Unfortunately, as customers suspect from many online retailers, the so-called ‘sale’ prices Amazon offers are now being investigated by the Federal Trade Commission to determine whether the advertising giant deceptively marketed false prices to customers in order to increase profits.
“[A]dvocacy group Consumer Watchdog, which looked at some 1,000 products on Amazon’s website in June and found that Amazon put reference prices, or list prices, on about 46 percent of them.
An analysis found that in 61 percent of products with reference prices, Amazon’s reference prices were higher than it had sold the same product in the previous 90 days, Consumer Watchdog said in a letter to the FTC dated July 6.”
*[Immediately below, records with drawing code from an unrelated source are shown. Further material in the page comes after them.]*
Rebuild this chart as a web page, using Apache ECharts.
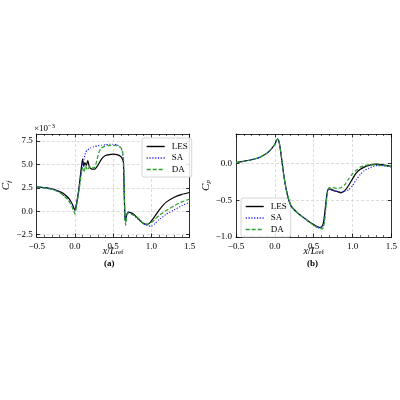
<!DOCTYPE html>
<html><head><meta charset="utf-8">
<script src="https://cdn.jsdelivr.net/npm/echarts@6/dist/echarts.min.js"></script>
<style>html,body{margin:0;padding:0;background:#fff}#c{width:400px;height:400px}</style>
</head><body><div id="c"></div>
<script>
// ---- Skin friction Cf (x1e-3) ----
const cfX_LES = [-0.5,-0.4,-0.3,-0.2,-0.15,-0.1,-0.06,-0.03,0.0,0.02,0.05,0.08,0.1,0.115,0.13,0.15,0.17,0.19,0.22,0.26,0.3,0.35,0.4,0.45,0.5,0.55,0.6,0.62,0.635,0.645,0.655,0.665,0.68,0.7,0.73,0.78,0.83,0.88,0.93,0.97,1.0,1.05,1.1,1.15,1.2,1.3,1.4,1.5];
const cfY_LES = [2.6,2.52,2.4,2.1,1.9,1.55,1.15,0.7,0.1,0.8,2.3,4.4,5.6,4.8,5.2,4.9,5.4,4.7,4.5,4.5,4.9,5.6,5.95,6.05,6.1,6.05,5.85,5.6,5.2,2.0,-0.6,-1.0,-0.3,-0.1,-0.15,-0.4,-0.8,-1.2,-1.4,-1.3,-1.05,-0.5,0.1,0.6,1.0,1.5,1.8,2.0];
const cfX_SA = [-0.5,-0.4,-0.3,-0.2,-0.1,-0.05,-0.02,0.0,0.02,0.05,0.08,0.1,0.12,0.14,0.16,0.2,0.25,0.3,0.35,0.4,0.45,0.5,0.55,0.6,0.62,0.635,0.645,0.655,0.665,0.68,0.7,0.75,0.8,0.85,0.9,0.95,1.0,1.05,1.1,1.2,1.3,1.4,1.5];
const cfY_SA = [2.6,2.5,2.35,2.05,1.35,0.85,0.35,0.0,0.7,2.2,4.0,4.9,5.6,6.3,6.5,6.75,6.9,7.0,7.05,7.1,7.15,7.15,7.1,6.8,6.4,5.5,2.5,-0.6,-1.2,-0.3,-0.15,-0.3,-0.65,-1.0,-1.35,-1.55,-1.6,-1.3,-0.9,-0.3,0.15,0.6,0.95];
const cfX_DA = [-0.5,-0.4,-0.3,-0.2,-0.1,-0.05,-0.02,0.0,0.02,0.05,0.08,0.1,0.12,0.14,0.16,0.2,0.25,0.28,0.31,0.34,0.38,0.44,0.5,0.55,0.6,0.62,0.635,0.645,0.655,0.665,0.68,0.7,0.75,0.8,0.85,0.9,0.95,1.0,1.05,1.1,1.2,1.3,1.4,1.5];
const cfY_DA = [2.6,2.5,2.33,2.0,1.3,0.7,0.1,-0.3,0.5,2.0,3.8,4.6,4.2,4.9,4.4,4.8,4.6,5.2,6.2,6.7,6.9,7.0,7.05,7.0,6.8,6.5,5.7,3.0,-1.0,-1.5,-0.4,-0.2,-0.35,-0.55,-0.9,-1.35,-1.4,-1.2,-0.85,-0.45,0.1,0.6,1.0,1.3];

// ---- Pressure coefficient Cp ----
const cpX_LES = [-0.5,-0.4,-0.3,-0.2,-0.1,-0.05,0.0,0.02,0.035,0.05,0.07,0.09,0.11,0.13,0.15,0.18,0.21,0.25,0.3,0.35,0.4,0.45,0.5,0.55,0.58,0.61,0.63,0.65,0.67,0.69,0.72,0.76,0.8,0.85,0.9,0.95,1.0,1.05,1.1,1.15,1.2,1.3,1.4,1.5];
const cpY_LES = [0.01,0.03,0.05,0.08,0.14,0.19,0.26,0.31,0.33,0.31,0.2,0.04,-0.12,-0.26,-0.37,-0.5,-0.58,-0.63,-0.68,-0.72,-0.76,-0.8,-0.83,-0.86,-0.87,-0.85,-0.78,-0.6,-0.42,-0.35,-0.35,-0.37,-0.38,-0.40,-0.37,-0.3,-0.21,-0.13,-0.08,-0.05,-0.03,-0.01,-0.02,-0.04];
const cpX_SA = [-0.5,-0.4,-0.3,-0.2,-0.1,-0.05,0.0,0.02,0.035,0.05,0.07,0.09,0.11,0.13,0.15,0.18,0.21,0.25,0.3,0.35,0.4,0.45,0.5,0.55,0.58,0.61,0.63,0.65,0.67,0.69,0.72,0.8,0.85,0.9,0.95,1.0,1.05,1.1,1.15,1.2,1.3,1.4,1.5];
const cpY_SA = [0.01,0.03,0.05,0.08,0.14,0.19,0.26,0.31,0.33,0.31,0.2,0.04,-0.12,-0.26,-0.37,-0.5,-0.58,-0.63,-0.68,-0.72,-0.76,-0.8,-0.84,-0.87,-0.88,-0.87,-0.82,-0.66,-0.44,-0.36,-0.36,-0.38,-0.39,-0.38,-0.36,-0.30,-0.22,-0.15,-0.10,-0.07,-0.03,-0.03,-0.05];
const cpX_DA = [-0.5,-0.4,-0.3,-0.2,-0.1,-0.05,0.0,0.02,0.035,0.05,0.07,0.09,0.11,0.13,0.15,0.18,0.21,0.25,0.3,0.35,0.4,0.45,0.5,0.55,0.6,0.62,0.64,0.66,0.68,0.7,0.75,0.8,0.85,0.9,0.95,1.0,1.05,1.1,1.2,1.3,1.4,1.5];
const cpY_DA = [0.01,0.03,0.05,0.08,0.14,0.19,0.26,0.31,0.33,0.31,0.2,0.04,-0.12,-0.26,-0.37,-0.5,-0.58,-0.63,-0.68,-0.72,-0.76,-0.8,-0.84,-0.87,-0.89,-0.88,-0.8,-0.55,-0.36,-0.33,-0.33,-0.34,-0.33,-0.29,-0.21,-0.14,-0.09,-0.05,-0.02,-0.02,-0.03,-0.04];

const xTicks = [-0.5, 0.0, 0.5, 1.0, 1.5];
const cfTicks = [-2.5, 0.0, 2.5, 5.0, 7.5];
const cpTicks = [-1.0, -0.5, 0.0];

const seriesNames = ['LES', 'SA', 'DA'];

const FONT = 'Liberation Serif';
const fmt = v => (Math.round(v * 10) / 10).toFixed(1).replace('-', '\u2212');
const pairs = (xs, ys) => xs.map((x, i) => [x, ys[i]]);

const styles = {
  LES: { color: '#000000', type: 'solid', width: 1.2 },
  SA: { color: '#1a1aff', type: [1.2, 1.6], width: 1.1 },
  DA: { color: '#2ca02c', type: [4, 2], width: 1.2 }
};

const gridLine = { show: true, lineStyle: { color: '#d4d4d4', type: [3, 2], width: 0.8 } };
const axLine = { show: true, onZero: false, lineStyle: { color: '#000', width: 0.8 } };
const tickIn = { show: true, inside: true, length: 3.5, lineStyle: { color: '#000', width: 0.8 } };
const minorIn = { show: true, splitNumber: 5, length: 2, lineStyle: { color: '#000', width: 0.6 } };
const lbl = { color: '#000', fontFamily: FONT, fontSize: 9 };

const xName = {
  name: '{i|x}{n|/}{i|L}{s|ref}',
  nameLocation: 'middle', nameGap: 9, nameMoveOverlap: false,
  nameTextStyle: { rich: {
    i: { fontFamily: FONT, fontStyle: 'italic', fontSize: 10, color: '#000' },
    n: { fontFamily: FONT, fontSize: 10, color: '#000' },
    s: { fontFamily: FONT, fontSize: 7, color: '#000', verticalAlign: 'bottom', padding: [2, 0, 0, 0] }
  } }
};

function mainX(gi) {
  return Object.assign({
    type: 'value', gridIndex: gi, min: -0.5, max: 1.5, interval: 0.5,
    axisLine: axLine, axisTick: tickIn, minorTick: minorIn,
    splitLine: gridLine,
    axisLabel: Object.assign({ formatter: fmt, margin: 5, customValues: xTicks }, lbl)
  }, xName);
}
function topX(gi) {
  return { type: 'value', gridIndex: gi, position: 'top', min: -0.5, max: 1.5, interval: 0.5,
    axisLine: axLine, axisTick: tickIn, minorTick: Object.assign({}, minorIn),
    axisLabel: { show: false }, splitLine: { show: false } };
}

const legendBase = {
  orient: 'vertical',
  itemWidth: 18, itemHeight: 6, itemGap: 2.5, padding: [4, 4, 3, 4],
  borderColor: '#cccccc', borderWidth: 0.8, borderRadius: 2, backgroundColor: 'rgba(255,255,255,0.85)',
  itemStyle: { color: 'transparent', borderColor: 'transparent', borderWidth: 0, opacity: 0 },
  textStyle: { fontFamily: FONT, fontSize: 9, color: '#000', padding: [0, 0, 0, 2] }
};
const legendData = () => seriesNames.map(n => ({
  name: n,
  lineStyle: { color: styles[n].color, type: styles[n].type, width: 1.4, opacity: 1 }
}));

const option = {
  animation: false,
  backgroundColor: '#fff',
  grid: [
    { left: 33.5, top: 134, width: 156, height: 103 },
    { left: 236, top: 134, width: 156, height: 103 }
  ],
  xAxis: [mainX(0), topX(0), mainX(1), topX(1)],
  yAxis: [
    { type: 'value', gridIndex: 0, min: -2.75, max: 8.25,
      axisLine: axLine,
      axisTick: Object.assign({ customValues: cfTicks }, tickIn),
      splitLine: gridLine,
      axisLabel: Object.assign({ formatter: fmt, margin: 4, customValues: cfTicks }, lbl),
      name: '{i|C}{s|f}', nameLocation: 'middle', nameGap: 19, nameRotate: 90,
      nameTextStyle: { rich: {
        i: { fontFamily: FONT, fontStyle: 'italic', fontSize: 11, color: '#000' },
        s: { fontFamily: FONT, fontStyle: 'italic', fontSize: 7, color: '#000', verticalAlign: 'bottom', padding: [5, 0, 0, 0] }
      } } },
    { type: 'value', gridIndex: 0, position: 'right', min: -2.75, max: 8.25,
      axisLine: axLine, axisTick: Object.assign({ customValues: cfTicks }, tickIn),
      axisLabel: { show: false }, splitLine: { show: false } },
    { type: 'value', gridIndex: 1, min: -1.0, max: 0.4, interval: 0.5,
      axisLine: axLine, axisTick: tickIn, splitLine: gridLine,
      axisLabel: Object.assign({ formatter: fmt, margin: 4, customValues: cpTicks }, lbl),
      name: '{i|C}{s|p}', nameLocation: 'middle', nameGap: 18, nameRotate: 90,
      nameTextStyle: { rich: {
        i: { fontFamily: FONT, fontStyle: 'italic', fontSize: 11, color: '#000' },
        s: { fontFamily: FONT, fontStyle: 'italic', fontSize: 7, color: '#000', verticalAlign: 'bottom', padding: [5, 0, 0, 0] }
      } } },
    { type: 'value', gridIndex: 1, position: 'right', min: -1.0, max: 0.4, interval: 0.5,
      axisLine: axLine, axisTick: tickIn,
      axisLabel: { show: false }, splitLine: { show: false } }
  ],
  legend: [
    Object.assign({ left: 142, top: 138, data: legendData() }, legendBase),
    Object.assign({ left: 241, top: 198, data: legendData() }, legendBase)
  ],
  graphic: [
    { type: 'text', left: 34, top: 123, style: { rich: {
        n: { fontFamily: FONT, fontSize: 9, fill: '#000' },
        s: { fontFamily: FONT, fontSize: 6.5, fill: '#000', verticalAlign: 'top', padding: [0, 0, 4, 0] } },
      text: '{n|\u00d710}{s|\u22123}' } },
    { type: 'text', left: 104, top: 259, style: { text: '(a)', font: 'bold 9px "Liberation Serif"', fill: '#000' } },
    { type: 'text', left: 307, top: 259, style: { text: '(b)', font: 'bold 9px "Liberation Serif"', fill: '#000' } }
  ],
  series: []
};

const cfData = { LES: [cfX_LES, cfY_LES], SA: [cfX_SA, cfY_SA], DA: [cfX_DA, cfY_DA] };
const cpData = { LES: [cpX_LES, cpY_LES], SA: [cpX_SA, cpY_SA], DA: [cpX_DA, cpY_DA] };
const order = ['DA', 'SA', 'LES'];
[[cfData, 0, 0], [cpData, 2, 2]].forEach(([d, xi, yi]) => {
  seriesNames.forEach(n => {
    const s = styles[n];
    option.series.push({
      name: n, type: 'line', xAxisIndex: xi, yAxisIndex: yi,
      data: pairs(d[n][0], d[n][1]), showSymbol: false, symbol: 'none',
      smooth: 0.15, z: 10 - order.indexOf(n),
      lineStyle: { color: s.color, type: s.type, width: s.width }, itemStyle: { color: s.color }
    });
  });
});

const chart = echarts.init(document.getElementById('c'), null, { renderer: 'canvas' });
chart.setOption(option);
</script></body></html>
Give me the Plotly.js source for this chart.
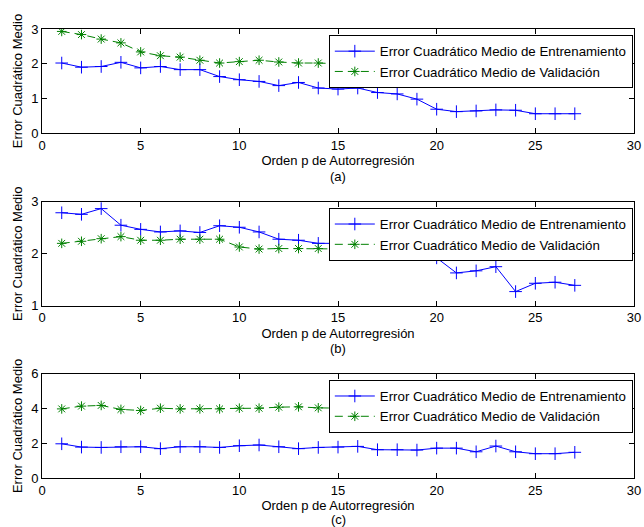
<!DOCTYPE html>
<html><head><meta charset="utf-8">
<script src="https://cdn.plot.ly/plotly-3.0.1.min.js"></script>
<style>body{margin:0;background:#fff}#c{width:644px;height:527px}</style>
</head><body><div id="c"></div>
<script>
const orden = [1,2,3,4,5,6,7,8,9,10,11,12,13,14,15,16,17,18,19,20,21,22,23,24,25,26,27];
const trainA = [2.02,1.90,1.92,2.04,1.88,1.92,1.83,1.83,1.63,1.54,1.49,1.37,1.46,1.30,1.27,1.30,1.17,1.13,0.98,0.69,0.62,0.64,0.67,0.66,0.56,0.56,0.56];
const valA   = [2.93,2.84,2.71,2.60,2.34,2.23,2.19,2.10,2.02,2.06,2.10,2.05,2.02,2.02,2.00,2.02,2.00,1.98,1.95,1.71,1.92,1.95,1.95,1.96,1.95,1.95,1.96];
const trainB = [2.79,2.76,2.87,2.55,2.47,2.42,2.44,2.41,2.54,2.51,2.42,2.28,2.26,2.20,2.20,2.19,2.13,2.16,2.20,1.92,1.63,1.67,1.75,1.27,1.43,1.45,1.39];
const valB   = [2.20,2.24,2.29,2.33,2.26,2.26,2.28,2.28,2.28,2.13,2.09,2.10,2.10,2.10,2.09,2.09,2.04,2.07,2.15,2.25,2.28,2.30,2.32,2.28,2.04,2.08,2.12];
const trainC = [1.97,1.78,1.76,1.80,1.80,1.69,1.80,1.80,1.76,1.86,1.90,1.80,1.69,1.76,1.78,1.82,1.63,1.63,1.61,1.72,1.72,1.51,1.84,1.51,1.40,1.40,1.48];
const valC   = [3.98,4.14,4.18,3.95,3.89,4.02,3.98,3.98,3.98,4.02,4.02,4.08,4.10,4.04,4.02,4.00,4.00,3.98,3.96,3.95,3.60,3.60,3.50,3.80,3.80,3.82,3.80];
const nameTrain = "Error Cuadrático Medio de Entrenamiento";
const nameVal = "Error Cuadrático Medio de Validación";
const xTitle = "Orden p de Autorregresión";
const yTitle = "Error Cuadrático Medio";
const subLabels = ["(a)","(b)","(c)"];

const FONT = "Arial, 'Liberation Sans', sans-serif";
const blue = "#0000ff", green = "#008000";
const sets = [[trainA,valA],[trainB,valB],[trainC,valC]];
const traces = [];
sets.forEach((s,i)=>{
  const ax = i===0 ? "" : String(i+1);
  const lg = i===0 ? "legend" : "legend"+(i+1);
  traces.push({x:orden,y:s[0],type:"scatter",mode:"lines+markers",name:nameTrain,
    xaxis:"x"+ax,yaxis:"y"+ax,legend:lg,
    line:{color:blue,width:1},marker:{symbol:"cross-thin-open",size:9,line:{color:blue,width:1}}});
  traces.push({x:orden,y:s[1],type:"scatter",mode:"lines+markers",name:nameVal,
    xaxis:"x"+ax,yaxis:"y"+ax,legend:lg,
    line:{color:green,width:1,dash:"8px,5px"},marker:{symbol:"asterisk-open",size:8,line:{color:green,width:1}}});
});

const domains = [[0.768,1],[0.384,0.615],[0,0.232]];
const ranges = [[0,3],[1,3],[0,6]];
const dticks = [1,1,2];
const subShift = [-43,-43,-41];
const titleStandoff = [4,4,2];
const layout = {
  width:644,height:527,
  margin:{l:42,r:10,t:29,b:49},
  paper_bgcolor:"#fff",plot_bgcolor:"#fff",
  font:{family:FONT,size:13,color:"#000"},
  showlegend:true,
  annotations:[]
};
for(let i=0;i<3;i++){
  const k = i===0 ? "" : String(i+1);
  layout["xaxis"+k] = {domain:[0,1],range:[0,30],dtick:5,tick0:0,anchor:"y"+k,
    showgrid:false,zeroline:false,showline:true,mirror:"allticks",linecolor:"#000",linewidth:1,
    ticks:"inside",ticklen:5,tickcolor:"#000",tickfont:{size:13},
    title:{text:xTitle,font:{size:13},standoff:titleStandoff[i]}};
  layout["yaxis"+k] = {domain:domains[i],range:ranges[i],dtick:dticks[i],tick0:0,anchor:"x"+k,
    showgrid:false,zeroline:false,showline:true,mirror:"allticks",linecolor:"#000",linewidth:1,
    ticks:"inside",ticklen:5,tickcolor:"#000",tickfont:{size:13},
    title:{text:yTitle,font:{size:13},standoff:5}};
  const lk = i===0 ? "legend" : "legend"+(i+1);
  layout[lk] = {x:0.998,xanchor:"right",y:domains[i][1]-0.0134,yanchor:"top",
    bgcolor:"#fff",bordercolor:"#000",borderwidth:1,font:{size:13.3},
    tracegroupgap:0,itemwidth:40};
  layout.annotations.push({text:subLabels[i],xref:"paper",yref:"paper",x:0.5,y:domains[i][0],
    xanchor:"center",yanchor:"middle",yshift:subShift[i],showarrow:false,font:{size:13},borderpad:0});
}
Plotly.newPlot("c",traces,layout,{displayModeBar:false,staticPlot:true});
</script></body></html>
Consumer Watchdog alerted the FTC about the possible deception, and the FTC elected to investigate in light of Amazon’s intentions to purchase grocery chain Whole Foods. This is in addition to a basic investigation being conducted by the FTC to determine whether the merger between the two mammoth companies should be allowed.
Consumer Watchdog argues that Amazon inflated its listed prices by as much as 46 percent in order to fool customers into believing they are getting a better deal when they purchase at the discounted price. The group argues that this deceptive practice is ongoing, and that their conduct should cause the FTC to block the merger between Amazon and Whole Foods.
Amazon says that Consumer Watchdog’s claims are “flat out wrong.”
“The conclusions the Consumer Watchdog group reached are flat out wrong. We validate the reference prices provided by manufacturers, vendors and sellers against actual prices recently found across Amazon and other retailers.”
This probe by the FTC is just the latest in a small string of legal woes faced by Amazon. As the company continues to grow in popularity and power, they will increasingly be under the microscope.